After a few days and some serious thinking, I realized that there is really nothing that I can teach Nikki but maybe I can be there for her and to take some things away...

Nikki was born perfect and complete and I was a witness of that! The first several years of her life will be worry and anxiety-free and she will live the fullest life and enjoy everyone around her without reservations. The first several years will be adventurous for Nikki and she will experience everything with one hundred percent curiosity and she will be fully present with no concerns of the past or the future! The first several years of Nikki's life, Nikki will be my teacher and I will be there to learn!

Once Nikki gets a little older, she will start to learn the boundaries of this world. She will learn what are good and what are bad behaviors and who is angry, sad, or happy. Nikki will learn the emotions and define the meanings of these feelings for herself. I want to be there to let her know that it is ok to have the emotions and feelings but just don't take them too seriously.

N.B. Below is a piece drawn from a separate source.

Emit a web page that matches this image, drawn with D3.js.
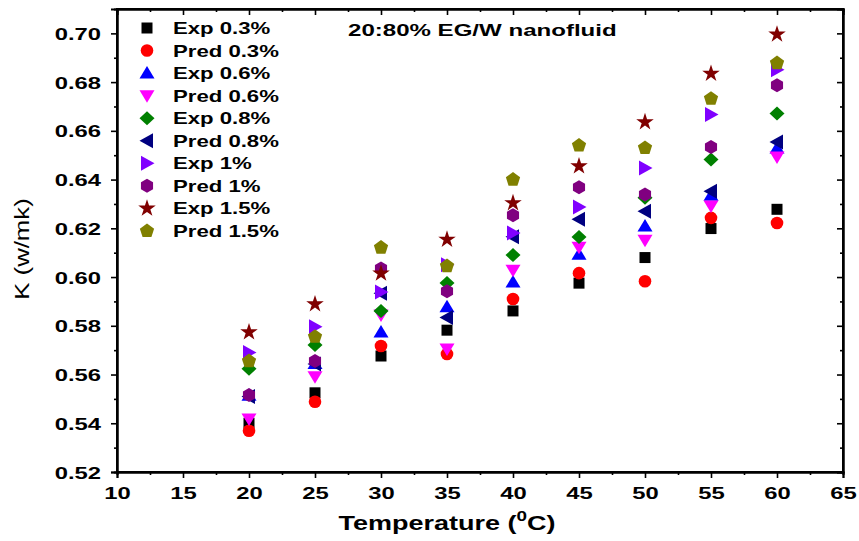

When Nikki becomes an adult, she will have experienced many things on her own. When she has doubts about herself, I will ask her to give them up. When she has doubts about others, I will tell her to listen to her instinct and trust herself. When Nikki gets her heart broken, I will tell her that she will get to love more than once and when she becomes cynical and resigned, I will encourage her to love courageously and not hold back!

I have a lot more learning to do before Nikki becomes a big girl but with her help in the next several years, I will be able to pass on the wisdom back to her! I am delighted to have the opportunity to be part of Nikki's life and I am excited to get to look her in the eyes and say to her "you are perfect as you are".